If the following Markov chain relations hold:
$$X \rightarrow Y \rightarrow Z,$$
$$Z \rightarrow W \rightarrow Y,$$
can we combine them to have
$$X \rightarrow Y \rightarrow Z \rightarrow W \rightarrow Y?$$
If so, what does $$Y \rightarrow Z \rightarrow W \rightarrow Y$$ say about $Y$?
I'd appreciate any references with similar problems.
On
First of all $Y-Z-W-Y$ would imply that $Y$ is independent of itself given $Z$ or $W$, i.e., both $Z$ and $W$ are sufficient statistics for $Y$: $I(Y;Y|Z)=H(Y|Z)=0$.

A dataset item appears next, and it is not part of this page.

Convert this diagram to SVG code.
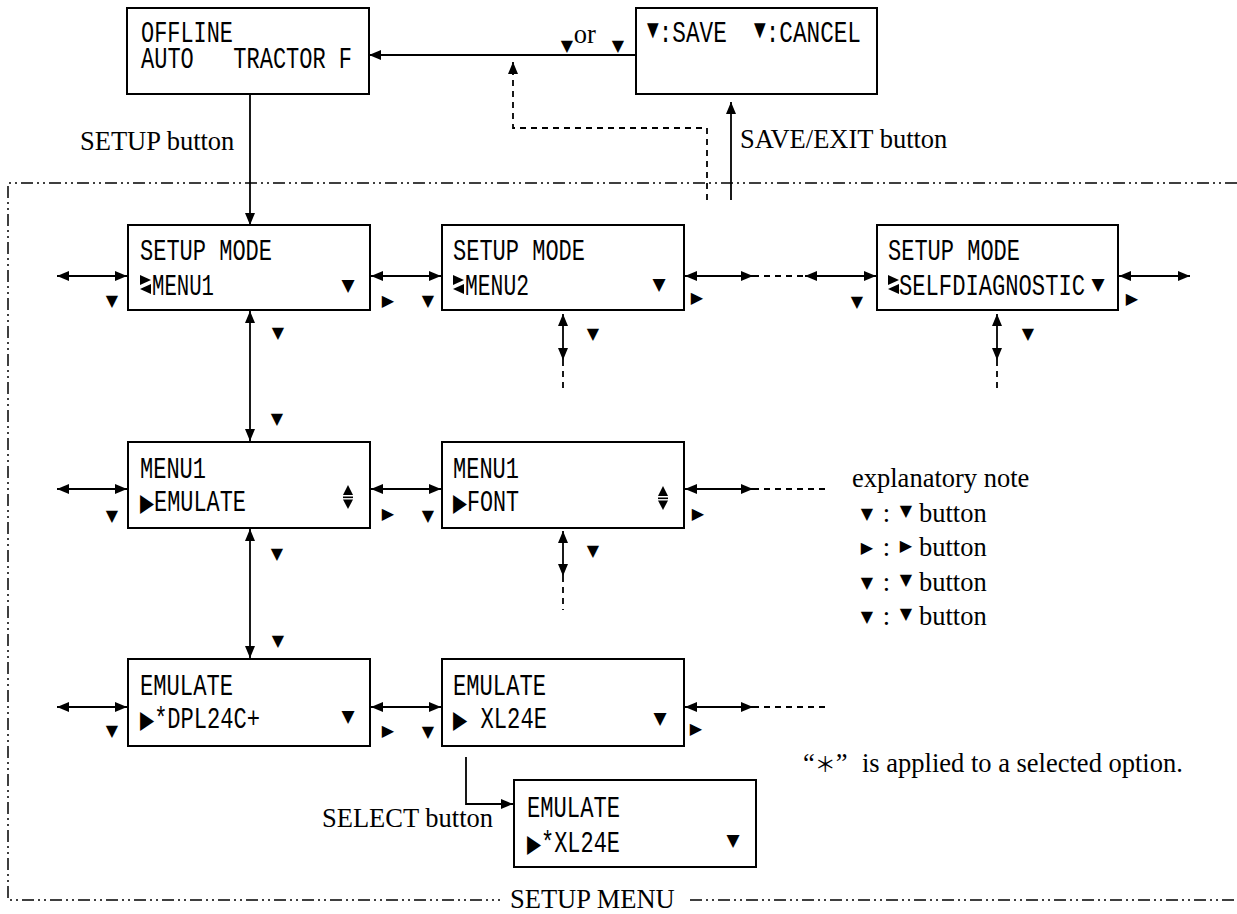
<svg xmlns="http://www.w3.org/2000/svg" width="1237" height="914" viewBox="0 0 1237 914">
<style>
.box{fill:#fff;stroke:#000;stroke-width:2}
.m{font-family:"Liberation Mono","DejaVu Sans Mono",monospace;font-size:30px;fill:#000}
.sy{font-family:"DejaVu Sans",sans-serif}
.s{font-family:"Liberation Serif","Noto Sans CJK JP",serif;font-size:26.5px;fill:#000}
.t{font-family:"DejaVu Sans",sans-serif;font-size:16px;text-anchor:middle;fill:#000}
.tb{font-family:"DejaVu Sans",sans-serif;font-size:17px;text-anchor:middle;fill:#000}
.ln{fill:none;stroke:#000;stroke-width:1.8}
.dash{fill:none;stroke:#000;stroke-width:1.8;stroke-dasharray:6 5}
.frame{fill:none;stroke:#000;stroke-width:1.5;stroke-dasharray:12 4 2 4 2 4}
</style>
<defs>
<marker id="ah" viewBox="0 0 12 10" refX="12" refY="5" markerWidth="12" markerHeight="10" markerUnits="userSpaceOnUse" orient="auto-start-reverse"><path d="M0,0 L12,5 L0,10 z"/></marker>
<g id="lr"><polygon points="0,0 11,5 0,10"/><polygon points="11,9 0,14 11,19"/></g>
<g id="ud"><polygon points="-5,10 0,0 5,10"/><rect x="-5" y="11.5" width="10" height="1.6"/><polygon points="-5,14.6 5,14.6 0,24"/></g>
</defs>

<g id="frame">
<path class="frame" d="M1237,183 H8 V900 H500"/>
<path class="frame" d="M690,900 H1237"/>
<text class="s" x="510" y="908">SETUP MENU</text>
</g>

<g id="connectors">
<line class="ln" x1="636" y1="55" x2="369" y2="55" marker-end="url(#ah)"/>
<path class="dash" d="M707,200 V128 H513 V62" marker-end="url(#ah)"/>
<line class="ln" x1="731" y1="200" x2="731" y2="102" marker-end="url(#ah)"/>
<line class="ln" x1="250" y1="94" x2="250" y2="225" marker-end="url(#ah)"/>
<!-- row 1 -->
<line class="ln" x1="57" y1="276" x2="127" y2="276" marker-start="url(#ah)" marker-end="url(#ah)"/>
<line class="ln" x1="371" y1="276" x2="441" y2="276" marker-start="url(#ah)" marker-end="url(#ah)"/>
<line class="ln" x1="685" y1="276" x2="753" y2="276" marker-start="url(#ah)" marker-end="url(#ah)"/>
<line class="dash" x1="753" y1="276" x2="805" y2="276"/>
<line class="ln" x1="805" y1="276" x2="876" y2="276" marker-start="url(#ah)" marker-end="url(#ah)"/>
<line class="ln" x1="1119" y1="276" x2="1190" y2="276" marker-start="url(#ah)" marker-end="url(#ah)"/>
<line class="ln" x1="250" y1="311" x2="250" y2="441" marker-start="url(#ah)" marker-end="url(#ah)"/>
<line class="ln" x1="563" y1="314" x2="563" y2="360" marker-start="url(#ah)" marker-end="url(#ah)"/>
<line class="dash" x1="563" y1="360" x2="563" y2="393"/>
<line class="ln" x1="997" y1="314" x2="997" y2="360" marker-start="url(#ah)" marker-end="url(#ah)"/>
<line class="dash" x1="997" y1="360" x2="997" y2="393"/>
<!-- row 2 -->
<line class="ln" x1="57" y1="489" x2="127" y2="489" marker-start="url(#ah)" marker-end="url(#ah)"/>
<line class="ln" x1="371" y1="489" x2="441" y2="489" marker-start="url(#ah)" marker-end="url(#ah)"/>
<line class="ln" x1="685" y1="489" x2="753" y2="489" marker-start="url(#ah)" marker-end="url(#ah)"/>
<line class="dash" x1="753" y1="489" x2="830" y2="489"/>
<line class="ln" x1="563" y1="531" x2="563" y2="576" marker-start="url(#ah)" marker-end="url(#ah)"/>
<line class="dash" x1="563" y1="576" x2="563" y2="610"/>
<line class="ln" x1="250" y1="529" x2="250" y2="658" marker-start="url(#ah)" marker-end="url(#ah)"/>
<!-- row 3 -->
<line class="ln" x1="57" y1="707" x2="127" y2="707" marker-start="url(#ah)" marker-end="url(#ah)"/>
<line class="ln" x1="371" y1="707" x2="441" y2="707" marker-start="url(#ah)" marker-end="url(#ah)"/>
<line class="ln" x1="685" y1="707" x2="753" y2="707" marker-start="url(#ah)" marker-end="url(#ah)"/>
<line class="dash" x1="753" y1="707" x2="830" y2="707"/>
<path class="ln" d="M466,757 V804 H513" marker-end="url(#ah)"/>
</g>

<g id="offline">
<rect class="box" x="127" y="8" width="242" height="86"/>
<text class="m" x="141" y="42" textLength="92" lengthAdjust="spacingAndGlyphs">OFFLINE</text>
<text class="m" x="141" y="68" textLength="211" lengthAdjust="spacingAndGlyphs" xml:space="preserve">AUTO   TRACTOR F</text>
</g>

<g id="save-cancel">
<rect class="box" x="636" y="8" width="241" height="86"/>
<text class="m" x="647" y="42" textLength="214" lengthAdjust="spacingAndGlyphs" xml:space="preserve"><tspan class="sy" font-size="20" y="36">▼</tspan><tspan y="42">:SAVE  </tspan><tspan class="sy" font-size="20" y="36">▼</tspan><tspan y="42">:CANCEL</tspan></text>
</g>

<g id="setup-menu1">
<rect class="box" x="128" y="225" width="242" height="85"/>
<text class="m" x="140" y="260" textLength="132" lengthAdjust="spacingAndGlyphs">SETUP MODE</text>
<use href="#lr" x="140" y="275"/>
<text class="m" x="152" y="295" textLength="62" lengthAdjust="spacingAndGlyphs">MENU1</text>
<text class="tb" x="348" y="291">▼</text>
</g>

<g id="setup-menu2">
<rect class="box" x="442" y="225" width="242" height="85"/>
<text class="m" x="453" y="260" textLength="132" lengthAdjust="spacingAndGlyphs">SETUP MODE</text>
<use href="#lr" x="453" y="275"/>
<text class="m" x="465" y="295" textLength="64" lengthAdjust="spacingAndGlyphs">MENU2</text>
<text class="tb" x="659" y="290">▼</text>
</g>

<g id="setup-selfdiagnostic">
<rect class="box" x="877" y="225" width="241" height="85"/>
<text class="m" x="888" y="260" textLength="132" lengthAdjust="spacingAndGlyphs">SETUP MODE</text>
<use href="#lr" x="888" y="275"/>
<text class="m" x="899" y="295" textLength="186" lengthAdjust="spacingAndGlyphs">SELFDIAGNOSTIC</text>
<text class="tb" x="1098" y="290">▼</text>
</g>

<g id="menu1-emulate">
<rect class="box" x="128" y="442" width="242" height="86"/>
<text class="m" x="140" y="478" textLength="66" lengthAdjust="spacingAndGlyphs">MENU1</text>
<text class="m" x="140" y="511" textLength="106" lengthAdjust="spacingAndGlyphs"><tspan class="sy" font-size="25">▶</tspan>EMULATE</text>
<use href="#ud" x="348" y="485"/>
</g>

<g id="menu1-font">
<rect class="box" x="442" y="442" width="242" height="86"/>
<text class="m" x="453" y="478" textLength="66" lengthAdjust="spacingAndGlyphs">MENU1</text>
<text class="m" x="453" y="511" textLength="66" lengthAdjust="spacingAndGlyphs"><tspan class="sy" font-size="25">▶</tspan>FONT</text>
<use href="#ud" x="663" y="486"/>
</g>

<g id="emulate-dpl24c">
<rect class="box" x="128" y="659" width="242" height="87"/>
<text class="m" x="140" y="695" textLength="93" lengthAdjust="spacingAndGlyphs">EMULATE</text>
<text class="m" x="140" y="728" textLength="120" lengthAdjust="spacingAndGlyphs"><tspan class="sy" font-size="25">▶</tspan>*DPL24C+</text>
<text class="tb" x="348" y="722">▼</text>
</g>

<g id="emulate-xl24e">
<rect class="box" x="442" y="659" width="242" height="87"/>
<text class="m" x="453" y="695" textLength="93" lengthAdjust="spacingAndGlyphs">EMULATE</text>
<text class="m" x="453" y="728" textLength="94" lengthAdjust="spacingAndGlyphs" xml:space="preserve"><tspan class="sy" font-size="25">▶</tspan> XL24E</text>
<text class="tb" x="660" y="724">▼</text>
</g>

<g id="emulate-xl24e-selected">
<rect class="box" x="514" y="780" width="242" height="87"/>
<text class="m" x="527" y="817" textLength="93" lengthAdjust="spacingAndGlyphs">EMULATE</text>
<text class="m" x="527" y="852" textLength="93" lengthAdjust="spacingAndGlyphs"><tspan class="sy" font-size="25">▶</tspan>*XL24E</text>
<text class="tb" x="733" y="846">▼</text>
</g>

<g id="labels">
<text class="s" x="80" y="150">SETUP button</text>
<text class="s" x="740" y="148">SAVE/EXIT button</text>
<text class="s" x="322" y="827">SELECT button</text>
<text class="s" y="43" xml:space="preserve"><tspan class="t" x="567" y="51">▼</tspan><tspan x="567" y="43"> or </tspan><tspan class="t" x="618" y="51">▼</tspan></text>
<!-- row 1 buttons -->
<text class="t" x="112" y="306">▼</text>
<text class="t" x="388" y="306">▶</text>
<text class="t" x="428" y="306">▼</text>
<text class="t" x="697" y="303">▶</text>
<text class="t" x="857" y="307">▼</text>
<text class="t" x="1132" y="304">▶</text>
<text class="t" x="278" y="338">▼</text>
<text class="t" x="593" y="339">▼</text>
<text class="t" x="1028" y="339">▼</text>
<text class="t" x="277" y="424">▼</text>
<!-- row 2 buttons -->
<text class="t" x="112" y="521">▼</text>
<text class="t" x="388" y="519">▶</text>
<text class="t" x="428" y="521">▼</text>
<text class="t" x="698" y="519">▶</text>
<text class="t" x="593" y="556">▼</text>
<text class="t" x="277" y="559">▼</text>
<text class="t" x="278" y="646">▼</text>
<!-- row 3 buttons -->
<text class="t" x="112" y="736">▼</text>
<text class="t" x="388" y="736">▶</text>
<text class="t" x="428" y="737">▼</text>
<text class="t" x="696" y="734">▶</text>
</g>

<g id="legend">
<text class="s" x="852" y="487">explanatory note</text>
<text class="s" y="522" xml:space="preserve"><tspan class="t" x="867" y="519">▼</tspan><tspan x="876" y="522"> : </tspan><tspan class="t" x="906" y="516">▼</tspan><tspan x="919" y="522">button</tspan></text>
<text class="s" y="556" xml:space="preserve"><tspan class="t" x="867" y="553">▶</tspan><tspan x="876" y="556"> : </tspan><tspan class="t" x="906" y="551">▶</tspan><tspan x="919" y="556">button</tspan></text>
<text class="s" y="591" xml:space="preserve"><tspan class="t" x="867" y="588">▼</tspan><tspan x="876" y="591"> : </tspan><tspan class="t" x="906" y="585">▼</tspan><tspan x="919" y="591">button</tspan></text>
<text class="s" y="625" xml:space="preserve"><tspan class="t" x="867" y="622">▼</tspan><tspan x="876" y="625"> : </tspan><tspan class="t" x="906" y="619">▼</tspan><tspan x="919" y="625">button</tspan></text>
<text class="s" x="803" y="772" xml:space="preserve">“<tspan font-size="21">＊</tspan>” <tspan x="862">is applied to a selected option.</tspan></text>
</g>
</svg>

But I do not think that this claim holds: The statements $X-Y-Z$ and $Y-W-Z$ neither imply $Y-Z-W$ (leading to your claim) nor $X-Y-W$ (leading to $X-Y-W-Z$).
On
Nope, you cannot combine them like that, because there would actually be a loop in the dependency graph (the two Y's are the same node), and the resulting graph does not supply the necessary Markov relations X->Y->Z and Y->W->Z.
The proper conclusion to draw from the two Markov relations can only be:
X->Y->W->Z
because p(x,y,z) = \sum_w p(x,y,w,z) = p(x) p(y|x) \sum_w p(w|y) p(z|w), where the last term is a function of (y,z) only.
In general, from $X\rightarrow Y \rightarrow Z$ and $Z\rightarrow W \rightarrow U$ we cannot conclude $X\rightarrow Y\rightarrow Z\rightarrow W\rightarrow U$. To have this last Markovity, we need to have $Y\rightarrow Z \rightarrow W$, too. That is, $p(w,y|z)=p(w|z)p(y|z)$ is also required too.
Regarding $ Y \rightarrow Z \rightarrow W \rightarrow Y$, when we write the definition of Markovity for $ Y \rightarrow Z \rightarrow W$ and $ Z \rightarrow W \rightarrow Y$, we conclude that $ Y$ must be constant.